Moving and the persistence of memory

Jackson Lashier

I’ve said this before and I’ll probably say it again, but I think this weekend may have been the worst one of my life.

Sure the blind date in high school where I resorted to asking the question “How’s life?” as a conversation starter was a low one. And the weekend I jumped head first over a 10 foot retaining wall deserves no bragging.

Not to mention the countless amount of Friday nights I stood idly by on the bench and watched my high school football team get slaughtered.

How do you tell someone you weren’t good enough to play for a 2 and 7 football team?

But none of these weekends even holds a candle to this one.

My family was moving. From the Marshalltown I grew up in to a foreign land called Boone.

My attitude was already shaky as I had just watched my ‘Clones, once again, come up one possession short of a huge upset. After the game, I headed home to good old Marshalltown for perhaps the last time.

After a month and a half of dreading, it was finally here. Time for loading trucks, assembly lines, deep cleaning, rearranging, unloading, etc.

Many of you have gone through the same process more than once.

You may ask yourself, why so hard?

You lift a few boxes and you make a few trips.

That’s what I thought too.

Let me set the stage. I’ve been fortunate enough to live in the same house my whole life. I’ve eaten in the same kitchen my whole life, been in the same room my whole life, and slept in the same bed my whole life — except for that short waterbed craze. In this day and age, that doesn’t happen much anymore.

The hard part about moving out of a house you’ve lived in all your life is not the physical part.

Sure it’s the pits to lug boxes up and down stairs, packing and repacking the moving van to make sure every possible item fits and to clean out a junk pile that never seems to get smaller.

But the hard part is the memories that keep getting uncovered in that junk pile.

As I packed up my room, the memories were overwhelming.

I found the only award I ever won for an art picture, my fourth grade sportsmanship football trophy, a box of letters from an old girlfriend, a picture of the fifth grade teacher I had a crush on, and so on and so forth.

When you live in a house for 21 years, countless memories are built up and stored.

Like junk in the attic, they just keep getting piled on top of one another until you can’t even turn around without another memory hitting you in the face. My words won’t even do them justice, but in this world, words are all we have.

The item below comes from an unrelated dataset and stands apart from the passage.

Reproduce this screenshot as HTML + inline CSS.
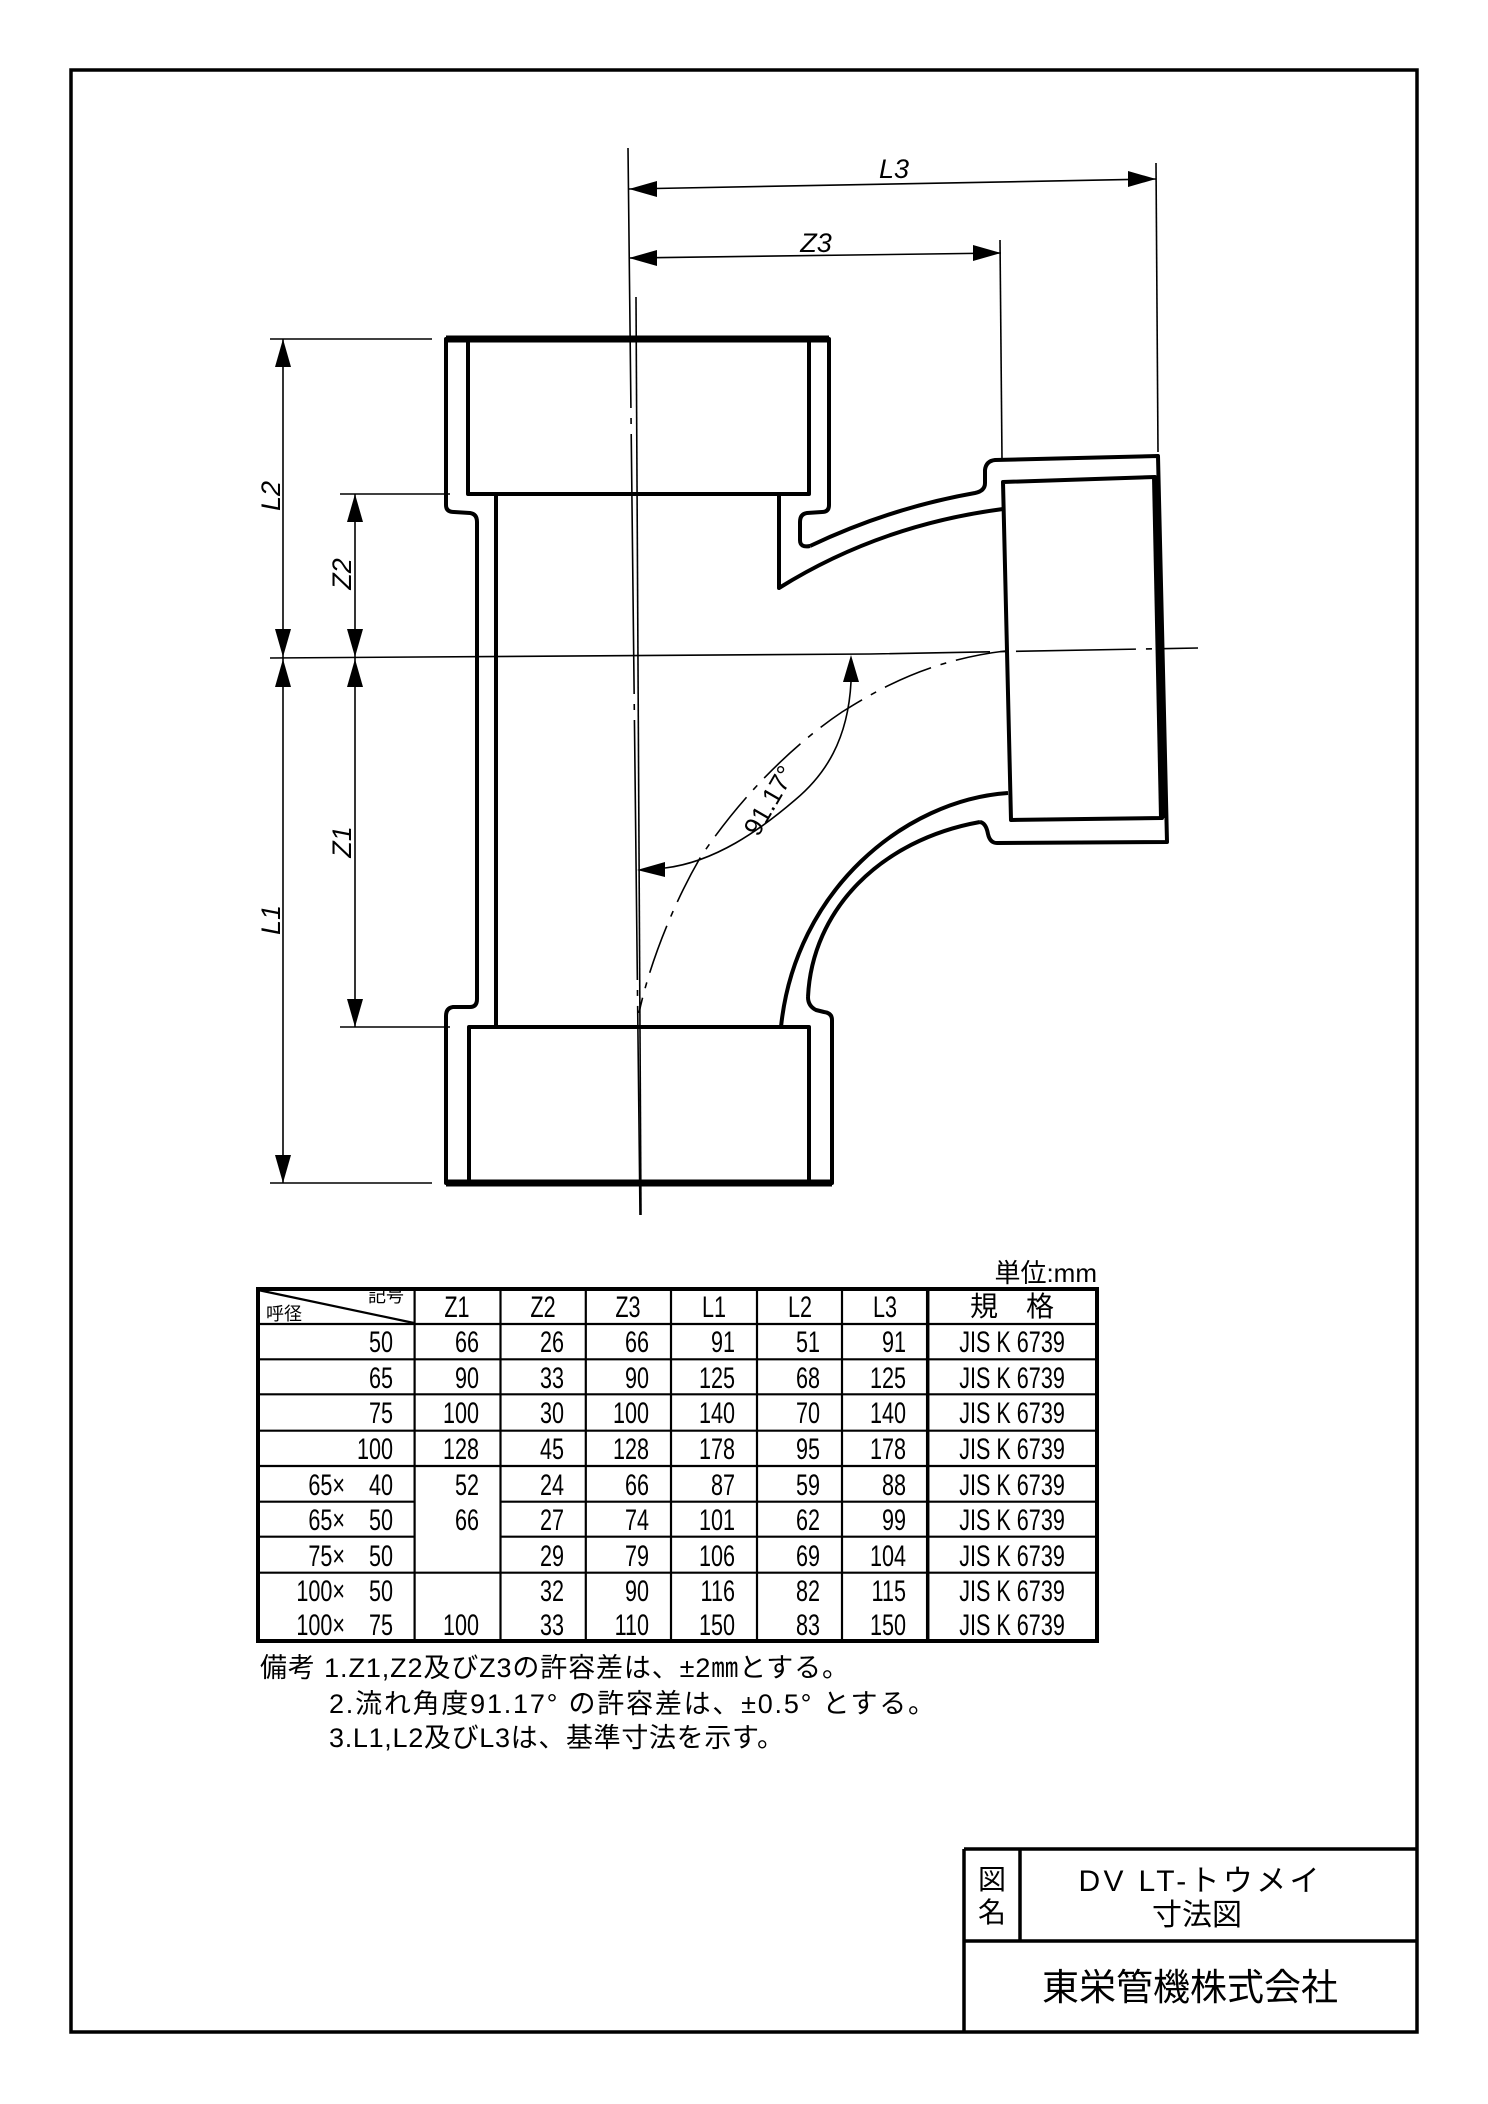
<!DOCTYPE html>
<html><head><meta charset="utf-8"><style>
html,body{margin:0;padding:0;background:#fff}
svg{display:block}
.t{font-family:"Liberation Sans","Noto Sans CJK JP",sans-serif;font-size:30px;fill:#000}
.n{font-family:"Liberation Sans","Noto Sans CJK JP",sans-serif;font-size:26px;fill:#000}
.j{font-family:"Liberation Sans","Noto Sans CJK JP",sans-serif;fill:#000}
.d{font-family:"Liberation Sans",sans-serif;font-style:italic;font-size:27px;fill:#000}
</style></head><body>
<svg width="1488" height="2104" viewBox="0 0 1488 2104" xmlns="http://www.w3.org/2000/svg">
<rect x="0" y="0" width="1488" height="2104" fill="#fff"/>
<rect x="71" y="70" width="1346" height="1962" fill="none" stroke="#000" stroke-width="3.5"/>

<g fill="none" stroke="#000" stroke-width="4" stroke-linejoin="round">
<path d="M446,505 L446,339 L829,339 L829,505 Q829,512 822,512 L807,513 Q800,514 800,522 L800,540 Q800,548 810,546"/>
<line x1="446" y1="339" x2="829" y2="339" stroke-width="7"/>
<path d="M468,339 L468,494 L809,494 L809,339"/>
<path d="M446,505 Q446,512 454,512 L470,513 Q477,514 477,522 L477,999 Q477,1007 470,1007 L453,1007 Q446,1008 446,1016 L446,1183 L832,1183 L832,1020 Q832,1013 824,1012 L816,1010 Q808,1006 808,997"/>
<line x1="446" y1="1183" x2="832" y2="1183" stroke-width="7"/>
<line x1="496" y1="494" x2="496" y2="1027"/>
<path d="M469,1183 L469,1027 L809,1027 L809,1183"/>
<path d="M779,494 L779,588 Q880,525 1003,509"/>
<path d="M810,546 Q890,508 975,493 Q985,491 985,483 L985,470 Q986,461 995,460 L1158,456 L1167,842 L997,843 Q990,843 988,834 Q986,823 980,822"/>
<path d="M980,822 C880,840 812,910 808,997"/>
<path d="M1008,793 C905,800 795,890 781,1027"/>
<path d="M1003,482 L1155,477 L1162,818 L1011,820 Z"/>
<line x1="1155" y1="477" x2="1162" y2="818" stroke-width="6"/>
</g>

<g fill="none" stroke="#000" stroke-width="1.6">
<line x1="270" y1="658" x2="870" y2="654"/>
<line x1="870" y1="654" x2="1198" y2="648" stroke-dasharray="120,10,6,10"/>
<line x1="628" y1="148" x2="640" y2="1215" stroke-dasharray="260,10,6,10"/>
<line x1="636" y1="297" x2="641" y2="1215"/>
<path d="M1005,651 C930,660 880,688 842,712 C800,740 745,790 700,858 C670,910 648,970 639,1013" stroke-dasharray="50,10,6,10"/>
<path d="M851,682 C848,740 825,775 795,800 C760,830 715,862 665,868"/>
<line x1="270" y1="339" x2="432" y2="339"/>
<line x1="340" y1="494" x2="450" y2="494"/>
<line x1="340" y1="1027" x2="450" y2="1027"/>
<line x1="270" y1="1183" x2="432" y2="1183"/>
<line x1="283" y1="339" x2="283" y2="1183"/>
<line x1="355" y1="494" x2="355" y2="1027"/>
<line x1="629" y1="189" x2="1156" y2="179"/>
<line x1="629" y1="258" x2="1001" y2="253"/>
<line x1="1156" y1="163" x2="1158" y2="452"/>
<line x1="1000" y1="240" x2="1002" y2="460"/>
</g>
<g fill="#000">
<polygon points="283,339 275,367 291,367"/>
<polygon points="283,657 275,629 291,629"/>
<polygon points="283,659 275,687 291,687"/>
<polygon points="283,1183 275,1155 291,1155"/>
<polygon points="355,494 347,522 363,522"/>
<polygon points="355,657 347,629 363,629"/>
<polygon points="355,659 347,687 363,687"/>
<polygon points="355,1027 347,999 363,999"/>
<polygon points="629,189 657,181 657,197"/>
<polygon points="1156,179 1128,171 1128,187"/>
<polygon points="629,258 657,250 657,266"/>
<polygon points="1001,253 973,245 973,261"/>
<polygon points="851,655 843,682 859,682"/>
<polygon points="637,870 665,862 665,877"/>
</g>
<text class="d" x="894" y="178" text-anchor="middle">L3</text>
<text class="d" x="816" y="252" text-anchor="middle">Z3</text>
<text class="d" transform="translate(280,496) rotate(-90)" text-anchor="middle">L2</text>
<text class="d" transform="translate(351,574) rotate(-90)" text-anchor="middle">Z2</text>
<text class="d" transform="translate(351,842) rotate(-90)" text-anchor="middle">Z1</text>
<text class="d" transform="translate(280,920) rotate(-90)" text-anchor="middle">L1</text>
<text class="d" transform="translate(777,805) rotate(-60)" text-anchor="middle" style="font-style:normal;font-size:26px">91.17°</text>

<!-- table -->
<text class="n" x="1097" y="1282" text-anchor="end">単位:mm</text>
<g stroke="#000" fill="none">
<rect x="258" y="1289" width="839" height="352" stroke-width="4"/>
<g stroke-width="2.2">
<line x1="414.6" y1="1289" x2="414.6" y2="1641"/>
<line x1="500.5" y1="1289" x2="500.5" y2="1641"/>
<line x1="585.8" y1="1289" x2="585.8" y2="1641"/>
<line x1="671" y1="1289" x2="671" y2="1641"/>
<line x1="757" y1="1289" x2="757" y2="1641"/>
<line x1="842" y1="1289" x2="842" y2="1641"/>
<line x1="258" y1="1324" x2="1097" y2="1324"/>
<line x1="258" y1="1359.3" x2="1097" y2="1359.3"/>
<line x1="258" y1="1394.3" x2="1097" y2="1394.3"/>
<line x1="258" y1="1430.7" x2="1097" y2="1430.7"/>
<line x1="258" y1="1466" x2="1097" y2="1466"/>
<line x1="258" y1="1501.7" x2="414.6" y2="1501.7"/>
<line x1="500.5" y1="1501.7" x2="1097" y2="1501.7"/>
<line x1="258" y1="1536.7" x2="414.6" y2="1536.7"/>
<line x1="500.5" y1="1536.7" x2="1097" y2="1536.7"/>
<line x1="258" y1="1572.7" x2="1097" y2="1572.7"/>
<line x1="258" y1="1290" x2="414" y2="1323"/>
</g>
<line x1="927.7" y1="1289" x2="927.7" y2="1641" stroke-width="3.5"/>
</g>
<text class="n" x="386" y="1302" text-anchor="middle" style="font-size:18px">記号</text>
<text class="n" x="284" y="1320" text-anchor="middle" style="font-size:18px">呼径</text>
<g transform="scale(0.72,1)">
<g class="t" text-anchor="middle">
<text x="634.7" y="1317">Z1</text>
<text x="754.2" y="1317">Z2</text>
<text x="872.2" y="1317">Z3</text>
<text x="991.7" y="1317">L1</text>
<text x="1111.1" y="1317">L2</text>
<text x="1229.2" y="1317">L3</text>
</g>
<g class="t" text-anchor="end">
<text x="545.8" y="1352">50</text><text x="665.3" y="1352">66</text><text x="783.3" y="1352">26</text><text x="901.4" y="1352">66</text><text x="1020.8" y="1352">91</text><text x="1138.9" y="1352">51</text><text x="1258.3" y="1352">91</text>
<text x="545.8" y="1388">65</text><text x="665.3" y="1388">90</text><text x="783.3" y="1388">33</text><text x="901.4" y="1388">90</text><text x="1020.8" y="1388">125</text><text x="1138.9" y="1388">68</text><text x="1258.3" y="1388">125</text>
<text x="545.8" y="1423">75</text><text x="665.3" y="1423">100</text><text x="783.3" y="1423">30</text><text x="901.4" y="1423">100</text><text x="1020.8" y="1423">140</text><text x="1138.9" y="1423">70</text><text x="1258.3" y="1423">140</text>
<text x="545.8" y="1459">100</text><text x="665.3" y="1459">128</text><text x="783.3" y="1459">45</text><text x="901.4" y="1459">128</text><text x="1020.8" y="1459">178</text><text x="1138.9" y="1459">95</text><text x="1258.3" y="1459">178</text>
<text x="479.2" y="1495">65×</text><text x="545.8" y="1495">40</text><text x="665.3" y="1495">52</text><text x="783.3" y="1495">24</text><text x="901.4" y="1495">66</text><text x="1020.8" y="1495">87</text><text x="1138.9" y="1495">59</text><text x="1258.3" y="1495">88</text>
<text x="479.2" y="1530">65×</text><text x="545.8" y="1530">50</text><text x="665.3" y="1530">66</text><text x="783.3" y="1530">27</text><text x="901.4" y="1530">74</text><text x="1020.8" y="1530">101</text><text x="1138.9" y="1530">62</text><text x="1258.3" y="1530">99</text>
<text x="479.2" y="1566">75×</text><text x="545.8" y="1566">50</text><text x="783.3" y="1566">29</text><text x="901.4" y="1566">79</text><text x="1020.8" y="1566">106</text><text x="1138.9" y="1566">69</text><text x="1258.3" y="1566">104</text>
<text x="479.2" y="1601">100×</text><text x="545.8" y="1601">50</text><text x="783.3" y="1601">32</text><text x="901.4" y="1601">90</text><text x="1020.8" y="1601">116</text><text x="1138.9" y="1601">82</text><text x="1258.3" y="1601">115</text>
<text x="479.2" y="1635">100×</text><text x="545.8" y="1635">75</text><text x="665.3" y="1635">100</text><text x="783.3" y="1635">33</text><text x="901.4" y="1635">110</text><text x="1020.8" y="1635">150</text><text x="1138.9" y="1635">83</text><text x="1258.3" y="1635">150</text>
</g>
<g class="t" text-anchor="middle">
<text x="1405.6" y="1352">JIS  K  6739</text><text x="1405.6" y="1388">JIS  K  6739</text><text x="1405.6" y="1423">JIS  K  6739</text><text x="1405.6" y="1459">JIS  K  6739</text><text x="1405.6" y="1495">JIS  K  6739</text><text x="1405.6" y="1530">JIS  K  6739</text><text x="1405.6" y="1566">JIS  K  6739</text><text x="1405.6" y="1601">JIS  K  6739</text><text x="1405.6" y="1635">JIS  K  6739</text>
</g>
</g>
<text class="n" x="1012" y="1316" text-anchor="middle" style="font-size:28px">規　格</text>
<g class="n" style="font-size:27px">
<text x="260" y="1677" textLength="589" lengthAdjust="spacing">備考 1.Z1,Z2及びZ3の許容差は、±2㎜とする。</text>
<text x="329" y="1713" textLength="606" lengthAdjust="spacing">2.流れ角度91.17° の許容差は、±0.5° とする。</text>
<text x="329" y="1747" textLength="455" lengthAdjust="spacing">3.L1,L2及びL3は、基準寸法を示す。</text>
</g>

<g stroke="#000" stroke-width="3.5" fill="none">
<line x1="964" y1="1849" x2="1417" y2="1849"/>
<line x1="964" y1="1941" x2="1417" y2="1941"/>
<line x1="964" y1="1849" x2="964" y2="2032"/>
<line x1="1020" y1="1849" x2="1020" y2="1941"/>
</g>
<g class="j" text-anchor="middle">
<text x="992" y="1889" style="font-size:28px">図</text>
<text x="992" y="1922" style="font-size:28px">名</text>
<text x="1199" y="1891" style="font-size:30px" textLength="241" lengthAdjust="spacing">DV LT-トウメイ</text>
<text x="1197" y="1925" style="font-size:30px">寸法図</text>
<text x="1190" y="2000" style="font-size:37px">東栄管機株式会社</text>
</g>
</svg>
</body></html>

There was the time I camped out in my backyard with my buddies, the time I took my little cousins out on the roof, the time my older brother pushed me through the front window, the time we buried my dog in the backyard and accidentally dug him up three years later.

No one really liked that dog anyway.

I remember hanging Christmas lights on the house, scaring trick or treaters with my mom, baseball games in the front yard, football games in the street, snowball fights in the backyard, a homemade hoop hanging from the garage, the tree house in the crab apple tree and the sandbox.

I really didn’t have a sandbox, but these stories always seem to have one, don’t they?

I must have played catch with my dad over a thousand times in that front yard. And I had about the same amount of hiding places.

We wrote our names on walls, carved them in the trees and drew them in the cement.

I remember being sent up the stairs, vacuuming the stairs, falling down the stairs and recarpeting the stairs.

There was hide and go seek, ghosts in the graveyard, flashlight tag and tetherball, my first car, my first date, my first kiss, my first dance and my first broken heart.

The trees were green in the spring and yellow in the fall. My driveway was painted during Homecoming week, and remarkably we were never teepeed.

What a glorious house.

After the packing was over, we sat in the middle of a virtually empty house and ate a pizza. I felt like I was in the middle of a bad “Growing Pains” episode as we recalled many of these memories.

Though we all had something on our minds, there was nothing really left to say. It was just time to go.

As we drove out of Marshalltown, I said good-bye to many things.

Good-bye to the little league field I learned to play baseball on, good-bye to the meat packing plant that made many a morning smell horrible, good-bye to the hill that my family picnicked on every fall, and mostly I said good-bye to the house I grew up in. I couldn’t have asked for a better one.

Unpacking in Boone was a little easier. When I unpacked some boxes in my new room, I realized that the memories were still there.

I still had my art award, sportsmanship award and love letters. Just like me, they had a new house now.

A new house that would, in time, become a home with memories all its own.

I guess memories are truly like junk in an attic. Though they are made in one place, they stay with you forever, wherever you may go.

Jackson Lashier is a junior in English from Marshalltown.